Senator HENDERSON (Victoria) (19:35): I rise in this adjournment debate to celebrate the very significant defence industry investment the Morrison government is making in the Geelong region—the investment to build and sustain 30 self-propelled mobile howitzers—and to condemn the member for Corio, Mr Marles, for his continuing campaign against the most substantial defence manufacturing project to be based in our region.
Just before the federal election last year I was very proud to join the defence minister and my good friend, Senator Reynolds, to announce that a re-elected Morrison government would commit to this massive investment—around $1 billion-plus—to be located in the Geelong region. As we announced, these 30 self-propelled howitzers in Geelong will deliver up to 350 jobs and provide vital capability for the Australian Army. For those who aren’t familiar with the howitzer, it is best described as a large tank on tracked wheels equipped with a very significant long-range firing capability. It is vital capability for our nation.
Just last Saturday, 22 February, the Geelong Advertiser published a front-page story entitled ‘Massive misfire’, with the subheading ‘Geelong jobs pledge a patent lie that mugs voters, says opposition.’ This is the latest attempt by Mr Marles to condemn the project in his attempt to undermine this massive manufacturing jobs investment for the region.

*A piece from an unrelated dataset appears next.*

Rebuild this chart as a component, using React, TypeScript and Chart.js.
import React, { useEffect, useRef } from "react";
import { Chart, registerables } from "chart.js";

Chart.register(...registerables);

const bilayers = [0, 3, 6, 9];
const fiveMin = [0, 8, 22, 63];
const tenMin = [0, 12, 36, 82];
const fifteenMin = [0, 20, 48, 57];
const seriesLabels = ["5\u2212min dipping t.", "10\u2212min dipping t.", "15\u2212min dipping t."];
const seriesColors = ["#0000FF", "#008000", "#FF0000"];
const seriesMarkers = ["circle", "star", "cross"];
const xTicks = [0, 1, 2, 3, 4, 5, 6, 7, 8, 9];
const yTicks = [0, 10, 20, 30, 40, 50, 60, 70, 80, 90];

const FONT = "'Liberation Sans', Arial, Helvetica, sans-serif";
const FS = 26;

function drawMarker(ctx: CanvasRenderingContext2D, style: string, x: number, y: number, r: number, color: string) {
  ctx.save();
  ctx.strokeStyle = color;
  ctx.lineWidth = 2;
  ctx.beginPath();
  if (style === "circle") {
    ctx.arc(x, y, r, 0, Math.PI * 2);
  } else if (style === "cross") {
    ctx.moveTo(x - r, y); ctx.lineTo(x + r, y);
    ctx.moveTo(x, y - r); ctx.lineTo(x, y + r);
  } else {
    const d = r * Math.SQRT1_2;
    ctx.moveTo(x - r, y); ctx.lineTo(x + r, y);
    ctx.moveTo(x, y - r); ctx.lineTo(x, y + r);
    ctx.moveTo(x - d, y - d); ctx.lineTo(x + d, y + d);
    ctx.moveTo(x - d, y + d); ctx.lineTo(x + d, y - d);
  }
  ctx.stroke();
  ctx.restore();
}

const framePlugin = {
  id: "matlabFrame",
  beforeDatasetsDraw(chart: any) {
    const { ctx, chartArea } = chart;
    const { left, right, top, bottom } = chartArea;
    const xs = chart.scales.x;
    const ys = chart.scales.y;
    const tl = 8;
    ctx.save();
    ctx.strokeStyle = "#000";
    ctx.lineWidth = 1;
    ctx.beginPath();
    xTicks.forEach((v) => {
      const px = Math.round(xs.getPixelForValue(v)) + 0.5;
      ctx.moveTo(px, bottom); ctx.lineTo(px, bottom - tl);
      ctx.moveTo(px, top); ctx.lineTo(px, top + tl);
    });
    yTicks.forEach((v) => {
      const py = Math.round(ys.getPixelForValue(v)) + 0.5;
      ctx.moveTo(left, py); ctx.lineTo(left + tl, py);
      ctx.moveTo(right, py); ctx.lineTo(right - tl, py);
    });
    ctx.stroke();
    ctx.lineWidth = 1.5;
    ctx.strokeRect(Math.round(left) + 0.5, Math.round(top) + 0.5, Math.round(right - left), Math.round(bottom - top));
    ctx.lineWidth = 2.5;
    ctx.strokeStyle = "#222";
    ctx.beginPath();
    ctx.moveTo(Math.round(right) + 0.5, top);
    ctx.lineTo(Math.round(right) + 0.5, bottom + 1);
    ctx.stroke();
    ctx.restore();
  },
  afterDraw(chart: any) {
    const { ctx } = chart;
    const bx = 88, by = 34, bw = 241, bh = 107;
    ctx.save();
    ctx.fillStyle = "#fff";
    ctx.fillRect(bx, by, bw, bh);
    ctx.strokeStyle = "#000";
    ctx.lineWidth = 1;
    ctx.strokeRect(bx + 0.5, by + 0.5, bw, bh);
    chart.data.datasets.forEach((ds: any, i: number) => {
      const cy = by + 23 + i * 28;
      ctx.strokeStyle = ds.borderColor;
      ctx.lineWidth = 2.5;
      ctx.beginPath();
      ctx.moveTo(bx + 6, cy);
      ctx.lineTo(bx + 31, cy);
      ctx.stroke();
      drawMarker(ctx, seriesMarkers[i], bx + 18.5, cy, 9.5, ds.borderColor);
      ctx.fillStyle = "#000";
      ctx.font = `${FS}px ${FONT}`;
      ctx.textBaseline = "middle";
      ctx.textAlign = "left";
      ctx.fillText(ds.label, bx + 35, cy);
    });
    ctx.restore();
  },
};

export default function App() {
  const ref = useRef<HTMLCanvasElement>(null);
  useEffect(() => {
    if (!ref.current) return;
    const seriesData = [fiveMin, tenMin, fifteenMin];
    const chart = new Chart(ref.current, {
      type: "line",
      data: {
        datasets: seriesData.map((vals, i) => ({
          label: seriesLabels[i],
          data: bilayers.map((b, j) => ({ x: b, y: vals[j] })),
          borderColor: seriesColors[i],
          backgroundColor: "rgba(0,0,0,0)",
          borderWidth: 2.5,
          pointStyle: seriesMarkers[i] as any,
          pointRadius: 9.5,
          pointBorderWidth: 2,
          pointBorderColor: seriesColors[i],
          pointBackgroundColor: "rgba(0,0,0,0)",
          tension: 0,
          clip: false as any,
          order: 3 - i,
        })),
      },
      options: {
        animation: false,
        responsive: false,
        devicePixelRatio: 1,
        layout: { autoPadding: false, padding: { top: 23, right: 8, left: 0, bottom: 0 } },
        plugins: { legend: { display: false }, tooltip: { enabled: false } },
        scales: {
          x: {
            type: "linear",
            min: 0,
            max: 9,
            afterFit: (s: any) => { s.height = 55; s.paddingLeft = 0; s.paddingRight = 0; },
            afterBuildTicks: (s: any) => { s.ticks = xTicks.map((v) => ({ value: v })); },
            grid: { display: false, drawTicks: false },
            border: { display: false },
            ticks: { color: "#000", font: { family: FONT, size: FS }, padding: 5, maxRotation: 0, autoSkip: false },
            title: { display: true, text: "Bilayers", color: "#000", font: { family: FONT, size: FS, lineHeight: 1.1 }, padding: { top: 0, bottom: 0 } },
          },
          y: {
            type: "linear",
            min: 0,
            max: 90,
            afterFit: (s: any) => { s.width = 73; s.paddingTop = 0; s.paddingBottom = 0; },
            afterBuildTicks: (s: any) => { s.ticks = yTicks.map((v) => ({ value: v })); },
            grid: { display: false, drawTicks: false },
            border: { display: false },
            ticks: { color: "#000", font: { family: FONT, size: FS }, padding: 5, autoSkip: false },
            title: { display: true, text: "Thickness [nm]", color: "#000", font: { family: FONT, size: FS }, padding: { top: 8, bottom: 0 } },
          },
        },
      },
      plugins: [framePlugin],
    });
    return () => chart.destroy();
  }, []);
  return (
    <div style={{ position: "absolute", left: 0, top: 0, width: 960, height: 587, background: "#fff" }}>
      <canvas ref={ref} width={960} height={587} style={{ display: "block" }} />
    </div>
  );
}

Mr Marles was such a poor advocate for the people of Geelong that when we announced this project last year he determined that this was not worthy of Labor’s support. Of course we should not be surprised. In 2012, when Labor was battling to contain its out-of-control spiral of debt and deficit, it was the Labor government which cancelled this project. This is contrary to Army’s requirements and contrary to our national security interests. On 3 May 2012 the then Prime Minister, Julia Gillard, announced dramatic Defence cuts, you including the cancellation of this project. This put our defence industry at risk. The then Chief of Army, Lieutenant General David Morrison, was questioned at Senate estimates. He admitted that the decision to instead acquire further towed guns, which have a limited range and place soldiers at much greater risk of being harmed, could expose Australian troops to danger on operations, as well, of course, as being less mobile and less capable than the self-propelled alternative. Sadly, once again we see Labor continuing to refuse to back this crucial project for Geelong and Victoria.

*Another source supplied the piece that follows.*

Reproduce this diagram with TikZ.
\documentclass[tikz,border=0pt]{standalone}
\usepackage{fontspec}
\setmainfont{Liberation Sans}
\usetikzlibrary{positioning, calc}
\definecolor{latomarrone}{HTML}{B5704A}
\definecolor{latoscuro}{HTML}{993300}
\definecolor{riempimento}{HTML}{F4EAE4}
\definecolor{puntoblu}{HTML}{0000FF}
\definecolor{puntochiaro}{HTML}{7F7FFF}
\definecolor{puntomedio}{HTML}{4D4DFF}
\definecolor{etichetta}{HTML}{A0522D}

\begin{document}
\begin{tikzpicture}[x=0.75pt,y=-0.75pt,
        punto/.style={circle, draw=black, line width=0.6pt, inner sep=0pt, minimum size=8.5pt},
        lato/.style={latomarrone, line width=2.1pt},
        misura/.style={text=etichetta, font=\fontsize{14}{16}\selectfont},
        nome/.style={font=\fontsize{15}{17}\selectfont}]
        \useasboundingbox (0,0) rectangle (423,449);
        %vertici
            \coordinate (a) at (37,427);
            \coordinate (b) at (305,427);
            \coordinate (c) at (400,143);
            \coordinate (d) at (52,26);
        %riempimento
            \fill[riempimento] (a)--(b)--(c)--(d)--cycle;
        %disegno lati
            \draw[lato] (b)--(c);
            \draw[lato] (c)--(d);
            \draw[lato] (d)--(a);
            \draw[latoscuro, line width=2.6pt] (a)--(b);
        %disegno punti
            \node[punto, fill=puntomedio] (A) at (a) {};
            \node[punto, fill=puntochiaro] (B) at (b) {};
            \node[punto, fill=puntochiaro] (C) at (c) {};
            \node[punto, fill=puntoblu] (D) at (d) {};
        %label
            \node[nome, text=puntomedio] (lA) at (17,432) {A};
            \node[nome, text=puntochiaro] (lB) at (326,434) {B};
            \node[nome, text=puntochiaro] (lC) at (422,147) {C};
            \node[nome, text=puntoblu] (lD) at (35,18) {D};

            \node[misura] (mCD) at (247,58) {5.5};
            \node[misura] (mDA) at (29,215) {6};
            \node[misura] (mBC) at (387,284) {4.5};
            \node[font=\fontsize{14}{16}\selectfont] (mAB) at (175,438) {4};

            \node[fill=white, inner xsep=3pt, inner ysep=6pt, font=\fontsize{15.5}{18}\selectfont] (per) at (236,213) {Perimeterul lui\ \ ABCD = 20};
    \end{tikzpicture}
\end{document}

But this is not the only example of Mr Marles deserting his electorate, including manufacturing workers. We know that on his watch Ford announced the closure of its manufacturing operations in July 2013—a dreadful day. He refused to back Avalon’s international airport, saying at the time that this was not in Geelong and Australia’s interests. On Mr Marles’s watch, in a city that depends so much on manufacturing, he smashed heavy industry with a job-destroying carbon tax. In the lead-up to last year’s May election he declared that the end of thermal coal exports would be a good thing, turning his back on Australia’s 55,000 coal workers. He stood silent when there was an unlawful blockade by members of the AWU which cost Viva Energy $20 million. He has done nothing to advocate for fast rail infrastructure, including advocating to match our $2 billion fast rail commitment between Melbourne and Geelong. He backed, at one stage, the East West Link but then went silent when Premier Daniel Andrews cancelled that project, refusing to back this important vital infrastructure project. He went silent when state Labor cancelled Bay West, a second port for Victoria. He fails to stand up for onshore conventional gas and the need to lift the moratorium in Victoria. He prevails over an electorate with one of the highest unemployment rate in the country, with no ideas to fix it. Mr Marles is no friend of manufacturers, no friend of industry and no friend of farmers. I condemn his failure to celebrate our government’s investments, including one of the most important manufacturing projects and opportunities ever to come to Geelong.